Hi MVass.1 (Community Member)

What about the use of CRC16 in s/w ? What sort of performance are you looking for and for what purpose?

Rgds,

Olivier

MVass.1
Associate II

Hi @OlivierK​ 

Thanks for confirming my understanding of the CRC driver

Yes, we will probably end up using s/w CRC16 which is also fine.

From my testing of HW CRC32 via AF_ALG interface to kernel, the device is able to calculate 161147 bytes of data each millisecond at 8KB buffer size

(22k bytes per ms at 256 byte chucks)

which is really good, and the MPUs promotional material mentioned CRC7,8,16,32 HW capabilities.

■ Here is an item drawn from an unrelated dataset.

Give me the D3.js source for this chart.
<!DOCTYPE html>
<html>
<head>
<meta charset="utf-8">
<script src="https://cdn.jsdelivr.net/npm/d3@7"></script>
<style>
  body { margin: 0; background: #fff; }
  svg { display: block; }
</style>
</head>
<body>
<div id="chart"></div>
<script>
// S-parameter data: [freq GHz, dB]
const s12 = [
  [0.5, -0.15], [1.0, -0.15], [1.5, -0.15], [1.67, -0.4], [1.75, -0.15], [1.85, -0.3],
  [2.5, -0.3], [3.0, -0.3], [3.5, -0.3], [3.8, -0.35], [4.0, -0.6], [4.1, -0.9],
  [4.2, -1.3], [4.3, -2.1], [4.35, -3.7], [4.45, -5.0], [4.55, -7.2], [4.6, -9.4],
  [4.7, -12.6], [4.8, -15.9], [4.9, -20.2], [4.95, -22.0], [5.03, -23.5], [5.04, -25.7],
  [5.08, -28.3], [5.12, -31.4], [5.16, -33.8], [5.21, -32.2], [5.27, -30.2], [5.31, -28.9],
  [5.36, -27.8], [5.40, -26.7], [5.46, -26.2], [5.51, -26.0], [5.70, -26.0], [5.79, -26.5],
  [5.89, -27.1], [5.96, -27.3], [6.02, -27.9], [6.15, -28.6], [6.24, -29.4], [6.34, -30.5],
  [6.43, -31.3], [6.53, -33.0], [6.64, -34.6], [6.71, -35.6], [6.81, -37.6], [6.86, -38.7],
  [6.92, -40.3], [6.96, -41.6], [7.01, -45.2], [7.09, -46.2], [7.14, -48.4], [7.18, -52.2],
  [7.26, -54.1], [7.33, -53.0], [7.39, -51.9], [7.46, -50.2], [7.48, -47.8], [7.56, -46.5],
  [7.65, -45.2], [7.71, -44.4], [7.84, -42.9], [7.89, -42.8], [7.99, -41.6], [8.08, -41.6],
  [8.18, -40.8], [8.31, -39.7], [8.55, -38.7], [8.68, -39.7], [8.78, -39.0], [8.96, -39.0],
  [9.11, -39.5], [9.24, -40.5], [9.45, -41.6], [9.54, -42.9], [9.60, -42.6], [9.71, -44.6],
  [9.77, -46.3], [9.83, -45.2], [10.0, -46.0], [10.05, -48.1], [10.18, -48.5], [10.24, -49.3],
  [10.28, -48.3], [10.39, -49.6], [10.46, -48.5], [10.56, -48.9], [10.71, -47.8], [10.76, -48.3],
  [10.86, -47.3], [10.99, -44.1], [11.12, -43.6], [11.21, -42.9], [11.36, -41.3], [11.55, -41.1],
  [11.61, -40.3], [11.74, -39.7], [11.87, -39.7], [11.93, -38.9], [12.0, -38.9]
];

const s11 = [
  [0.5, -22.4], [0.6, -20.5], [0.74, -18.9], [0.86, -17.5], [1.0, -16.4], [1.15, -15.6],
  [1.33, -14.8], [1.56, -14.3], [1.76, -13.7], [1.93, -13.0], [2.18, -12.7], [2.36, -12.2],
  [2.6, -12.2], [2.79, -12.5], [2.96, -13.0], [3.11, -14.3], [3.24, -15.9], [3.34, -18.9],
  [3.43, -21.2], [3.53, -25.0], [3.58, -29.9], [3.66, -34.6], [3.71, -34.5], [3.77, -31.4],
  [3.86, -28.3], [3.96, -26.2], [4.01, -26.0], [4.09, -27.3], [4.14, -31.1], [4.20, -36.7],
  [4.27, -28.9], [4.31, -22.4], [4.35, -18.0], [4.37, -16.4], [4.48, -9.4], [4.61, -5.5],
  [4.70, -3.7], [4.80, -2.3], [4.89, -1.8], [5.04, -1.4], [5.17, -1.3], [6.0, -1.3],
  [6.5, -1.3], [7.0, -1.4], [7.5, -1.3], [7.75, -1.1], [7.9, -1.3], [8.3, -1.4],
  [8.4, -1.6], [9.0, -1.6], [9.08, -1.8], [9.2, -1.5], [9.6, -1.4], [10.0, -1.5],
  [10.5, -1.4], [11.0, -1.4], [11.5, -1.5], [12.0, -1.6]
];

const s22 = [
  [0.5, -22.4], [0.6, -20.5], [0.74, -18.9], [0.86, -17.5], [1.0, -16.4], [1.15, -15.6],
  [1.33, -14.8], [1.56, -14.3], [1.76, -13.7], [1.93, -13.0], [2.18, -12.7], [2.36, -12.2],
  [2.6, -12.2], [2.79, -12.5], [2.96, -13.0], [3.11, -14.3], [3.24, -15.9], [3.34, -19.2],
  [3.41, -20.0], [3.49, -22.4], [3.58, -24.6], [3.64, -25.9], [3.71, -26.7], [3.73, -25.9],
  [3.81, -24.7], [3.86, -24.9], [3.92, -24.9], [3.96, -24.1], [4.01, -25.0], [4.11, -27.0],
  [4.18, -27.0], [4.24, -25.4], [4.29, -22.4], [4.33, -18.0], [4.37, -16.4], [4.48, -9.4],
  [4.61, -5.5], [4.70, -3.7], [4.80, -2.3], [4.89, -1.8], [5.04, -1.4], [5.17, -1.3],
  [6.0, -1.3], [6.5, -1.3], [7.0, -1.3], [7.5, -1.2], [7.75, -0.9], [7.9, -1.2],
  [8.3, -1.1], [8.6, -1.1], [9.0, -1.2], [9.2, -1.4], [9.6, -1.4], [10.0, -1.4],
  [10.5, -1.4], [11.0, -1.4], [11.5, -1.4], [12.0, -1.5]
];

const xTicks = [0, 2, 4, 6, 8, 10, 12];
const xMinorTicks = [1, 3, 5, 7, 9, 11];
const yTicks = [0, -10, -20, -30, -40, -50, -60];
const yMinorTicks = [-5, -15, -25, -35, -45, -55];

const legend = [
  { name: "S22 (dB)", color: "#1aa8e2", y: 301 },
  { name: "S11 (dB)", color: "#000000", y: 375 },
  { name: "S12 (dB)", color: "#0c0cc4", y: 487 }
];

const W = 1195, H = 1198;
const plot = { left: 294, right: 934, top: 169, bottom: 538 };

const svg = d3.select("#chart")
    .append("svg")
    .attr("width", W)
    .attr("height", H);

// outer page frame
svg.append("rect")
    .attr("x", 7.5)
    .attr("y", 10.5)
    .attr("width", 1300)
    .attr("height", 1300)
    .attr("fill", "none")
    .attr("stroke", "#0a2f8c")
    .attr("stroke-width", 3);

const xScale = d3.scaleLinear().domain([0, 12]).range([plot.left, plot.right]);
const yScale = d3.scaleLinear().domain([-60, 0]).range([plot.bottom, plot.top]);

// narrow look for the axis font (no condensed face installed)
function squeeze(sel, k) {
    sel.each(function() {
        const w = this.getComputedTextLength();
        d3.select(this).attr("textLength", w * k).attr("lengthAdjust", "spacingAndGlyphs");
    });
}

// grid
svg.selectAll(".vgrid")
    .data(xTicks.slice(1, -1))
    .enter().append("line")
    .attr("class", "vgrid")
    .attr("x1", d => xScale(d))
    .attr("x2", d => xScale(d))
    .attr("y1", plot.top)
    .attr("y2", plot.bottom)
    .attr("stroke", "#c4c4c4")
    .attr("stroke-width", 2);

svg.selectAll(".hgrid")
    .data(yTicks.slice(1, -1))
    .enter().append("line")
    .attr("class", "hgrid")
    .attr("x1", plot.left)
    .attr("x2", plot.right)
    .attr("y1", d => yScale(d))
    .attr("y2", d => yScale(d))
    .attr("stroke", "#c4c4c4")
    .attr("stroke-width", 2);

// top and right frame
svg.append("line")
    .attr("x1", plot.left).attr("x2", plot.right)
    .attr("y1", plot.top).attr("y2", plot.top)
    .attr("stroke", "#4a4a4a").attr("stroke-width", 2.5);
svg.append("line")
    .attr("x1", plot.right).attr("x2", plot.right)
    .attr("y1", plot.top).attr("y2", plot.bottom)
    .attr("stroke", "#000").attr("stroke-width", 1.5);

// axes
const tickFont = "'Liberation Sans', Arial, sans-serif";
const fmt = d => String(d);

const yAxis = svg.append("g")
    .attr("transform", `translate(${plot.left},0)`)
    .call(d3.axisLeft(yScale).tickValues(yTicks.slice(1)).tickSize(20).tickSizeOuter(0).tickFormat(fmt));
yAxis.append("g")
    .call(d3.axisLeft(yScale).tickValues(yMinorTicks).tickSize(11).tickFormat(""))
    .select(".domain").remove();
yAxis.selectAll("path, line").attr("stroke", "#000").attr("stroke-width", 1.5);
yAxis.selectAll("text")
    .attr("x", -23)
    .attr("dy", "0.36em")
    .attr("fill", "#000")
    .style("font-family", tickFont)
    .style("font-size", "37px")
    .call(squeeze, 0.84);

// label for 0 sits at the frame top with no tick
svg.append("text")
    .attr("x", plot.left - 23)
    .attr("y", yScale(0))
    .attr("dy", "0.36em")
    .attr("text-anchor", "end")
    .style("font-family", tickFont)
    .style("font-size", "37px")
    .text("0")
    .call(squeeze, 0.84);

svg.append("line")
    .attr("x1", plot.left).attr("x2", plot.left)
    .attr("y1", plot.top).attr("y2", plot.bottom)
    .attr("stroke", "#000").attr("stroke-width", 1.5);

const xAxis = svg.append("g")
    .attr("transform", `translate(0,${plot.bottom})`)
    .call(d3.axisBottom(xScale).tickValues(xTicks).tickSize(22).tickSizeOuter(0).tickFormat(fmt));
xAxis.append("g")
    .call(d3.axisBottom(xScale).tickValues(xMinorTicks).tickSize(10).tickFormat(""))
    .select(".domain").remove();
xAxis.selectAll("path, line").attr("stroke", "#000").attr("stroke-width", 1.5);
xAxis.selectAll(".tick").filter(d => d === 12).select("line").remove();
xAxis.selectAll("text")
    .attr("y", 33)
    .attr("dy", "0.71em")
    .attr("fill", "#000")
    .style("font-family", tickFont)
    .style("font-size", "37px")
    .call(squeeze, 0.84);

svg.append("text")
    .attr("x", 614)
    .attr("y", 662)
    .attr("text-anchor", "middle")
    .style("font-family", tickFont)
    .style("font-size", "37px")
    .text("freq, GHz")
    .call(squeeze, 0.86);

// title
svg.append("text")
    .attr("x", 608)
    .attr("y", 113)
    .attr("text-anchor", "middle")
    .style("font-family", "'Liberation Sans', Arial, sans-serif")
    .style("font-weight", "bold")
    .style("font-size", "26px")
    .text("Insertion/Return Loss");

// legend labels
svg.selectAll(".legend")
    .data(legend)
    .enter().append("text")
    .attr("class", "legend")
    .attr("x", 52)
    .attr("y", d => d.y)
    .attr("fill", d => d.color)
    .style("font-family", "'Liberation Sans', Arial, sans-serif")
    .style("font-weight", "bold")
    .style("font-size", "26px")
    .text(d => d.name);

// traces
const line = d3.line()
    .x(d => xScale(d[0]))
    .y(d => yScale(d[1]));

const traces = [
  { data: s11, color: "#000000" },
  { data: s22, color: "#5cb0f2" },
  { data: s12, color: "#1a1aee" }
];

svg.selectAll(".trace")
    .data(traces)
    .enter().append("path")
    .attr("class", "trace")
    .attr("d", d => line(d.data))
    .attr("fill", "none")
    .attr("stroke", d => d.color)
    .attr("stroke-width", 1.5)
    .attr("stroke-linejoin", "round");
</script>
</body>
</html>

We are just a little sad we can't utilize it for our needs, that's all.

BTW,

from my testing, HW SHA256(AF_ALG) also out performs SW SHA256(wolfssl) at 512 byte chunks and above.

BUT, HW AES 256 CBC is not worth at any chunk size (half the speed), and causes the MPU's performance to drop by 32X while running --> we will use SW encryption due to this.

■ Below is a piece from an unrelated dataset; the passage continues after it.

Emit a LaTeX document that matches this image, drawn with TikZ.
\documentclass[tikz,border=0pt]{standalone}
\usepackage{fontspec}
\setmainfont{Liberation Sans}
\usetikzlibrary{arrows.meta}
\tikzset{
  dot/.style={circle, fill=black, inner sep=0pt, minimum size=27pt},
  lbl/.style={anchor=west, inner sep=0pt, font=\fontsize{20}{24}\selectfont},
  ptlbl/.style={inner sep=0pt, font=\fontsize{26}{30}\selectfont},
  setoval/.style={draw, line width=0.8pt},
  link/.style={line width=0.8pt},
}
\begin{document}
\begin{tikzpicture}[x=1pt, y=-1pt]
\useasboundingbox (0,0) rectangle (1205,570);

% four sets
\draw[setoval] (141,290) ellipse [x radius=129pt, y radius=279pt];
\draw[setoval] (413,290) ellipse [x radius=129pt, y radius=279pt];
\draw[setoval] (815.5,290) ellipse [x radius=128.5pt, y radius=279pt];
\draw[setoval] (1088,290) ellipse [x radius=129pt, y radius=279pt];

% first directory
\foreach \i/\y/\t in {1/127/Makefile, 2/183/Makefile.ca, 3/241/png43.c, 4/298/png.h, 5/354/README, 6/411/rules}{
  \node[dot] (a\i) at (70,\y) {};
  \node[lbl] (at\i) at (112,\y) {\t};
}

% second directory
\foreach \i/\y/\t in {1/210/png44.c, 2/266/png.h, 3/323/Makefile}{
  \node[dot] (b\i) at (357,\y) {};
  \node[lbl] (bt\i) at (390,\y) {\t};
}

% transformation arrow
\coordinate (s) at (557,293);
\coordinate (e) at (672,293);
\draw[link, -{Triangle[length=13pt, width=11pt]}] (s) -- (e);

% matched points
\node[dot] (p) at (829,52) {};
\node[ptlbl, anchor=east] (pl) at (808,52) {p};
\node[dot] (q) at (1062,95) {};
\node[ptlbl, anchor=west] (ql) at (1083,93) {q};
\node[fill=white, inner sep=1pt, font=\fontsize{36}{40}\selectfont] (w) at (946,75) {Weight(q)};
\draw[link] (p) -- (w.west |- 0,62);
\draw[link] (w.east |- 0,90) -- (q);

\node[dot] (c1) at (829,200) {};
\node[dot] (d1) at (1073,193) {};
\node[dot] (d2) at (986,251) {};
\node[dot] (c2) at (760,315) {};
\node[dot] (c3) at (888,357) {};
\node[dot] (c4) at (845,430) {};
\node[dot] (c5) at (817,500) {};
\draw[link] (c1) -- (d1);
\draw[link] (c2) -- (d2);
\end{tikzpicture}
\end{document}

(I am seeing same issues as https://community.st.com/s/question/0D53W00001JUAMJSA5/issues-with-crypto-ip-core)

BR,

Michael

>>.. the MPUs promotional material mentioned CRC7,8,16,32 HW capabilities.

But this wouldn't be the first time ST puts features in the sell-sheets and slides, but fails to deliver actual working code and demonstrations of features they claim.